This weekend brought a new adventure to me. Being a guy that loves the chase of pike and Muskie, I figured it was time I took the opportunity to experience the art of spearing. While most may think that it's a couple of old Swedes sitting in a fish house putting a few beers down and waiting, that may be the case, however, most spearer’s take the sport rather seriously.
I joined my brother in law, his friend and nephew. I arrived and was treated like a guest... or a rookie. The spear house was already set up with a 24 inch by 36-inch rectangle sawed from the ice, providing a high definition look of the water and structure. A nice weed bed caught my eye to contrast the 8-9-foot depth.

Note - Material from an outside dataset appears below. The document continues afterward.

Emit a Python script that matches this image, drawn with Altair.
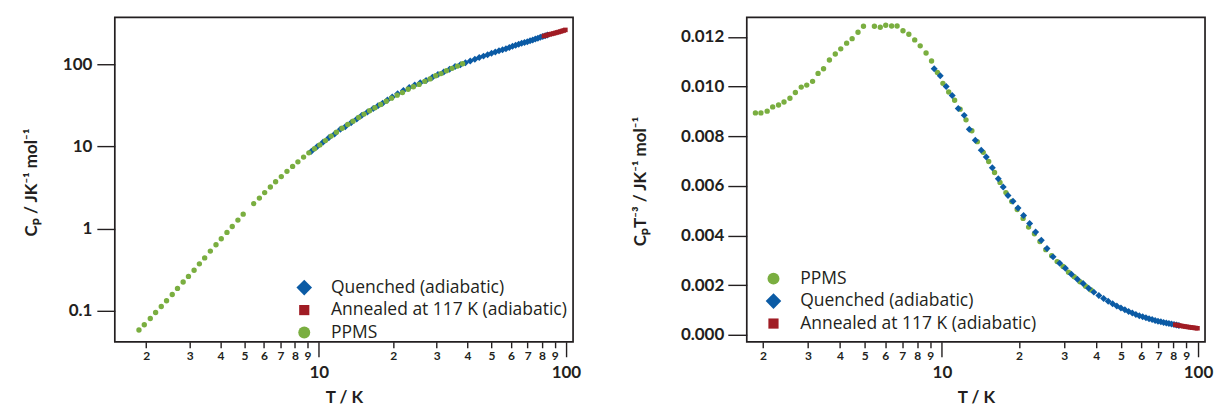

With the heat on in the dark house, I quickly settled in observing my surroundings and asking lots of questions, as this was a foreign sport to me. The shelter of course, pitch black on the inside, with no windows. A heater, and some lines hanging in strategic places for decoys and other attractants. The spears sat off to the side with a return rope tied to the wall.
The object: Decoy a Northern Pike into the area with either a live sucker minnow, a fake painted decoy, made from wood or plastic, or jig spoons. The fake decoys are a form of art I would compare to collecting duck decoys. They can be simple, or fancy. Some of them can reach hundreds of dollars.
So, if a Pike were to swim in, the spear gets placed into the water quietly and a shot is placed on the fish. Preferably behind the head or gills. The spears are a valuable tool as well. According to the experts, there are highly sought-after spears that are designed to travel perfectly through the water with very little refraction, and some spears that are cheaper they don't move so well.
After a few hours of staring down at the bottom of the lake, some action fired up. A small pike cruised through but didn't present a good shot. A few more pike wandering near, but no shots taken.
Hungry for the chance to get one, I ventured out again the next day. This time sitting by myself while my nephew was out catching panfish in nearby holes. I was jigging one of the flashing trout spoons and out of nowhere a pike came from underneath me and smoked the spoon.
He swam off just out of sight and slowly swam back to the targeted area. With my spear in hand, I slowly lowered the point into the water holding it just like a pool cue. I lowered as the fish moved closer and gently gave a shove. Stuck it! Right to the bottom. I pulled it up and removed it from the spear. My first speared Pike. Perfect size for pickling.
It was an awesome experience trying this sport out. There has been a lot of rave over it the last few years. A growing sport. Also, very niche as well. Some of the spear makers and decoy makers are years out on ordering. Don't let that discourage you. There is plenty of options for the beginners out there.
I encourage people to get outside of their box or routine. Try something different. I have been an avid ice angler for several years and spend a lot of time teaching lots of people new things. It was such a treat to be taught and educated by someone else.
Good luck out there. Remember, no ice is safe ice. Please be safe.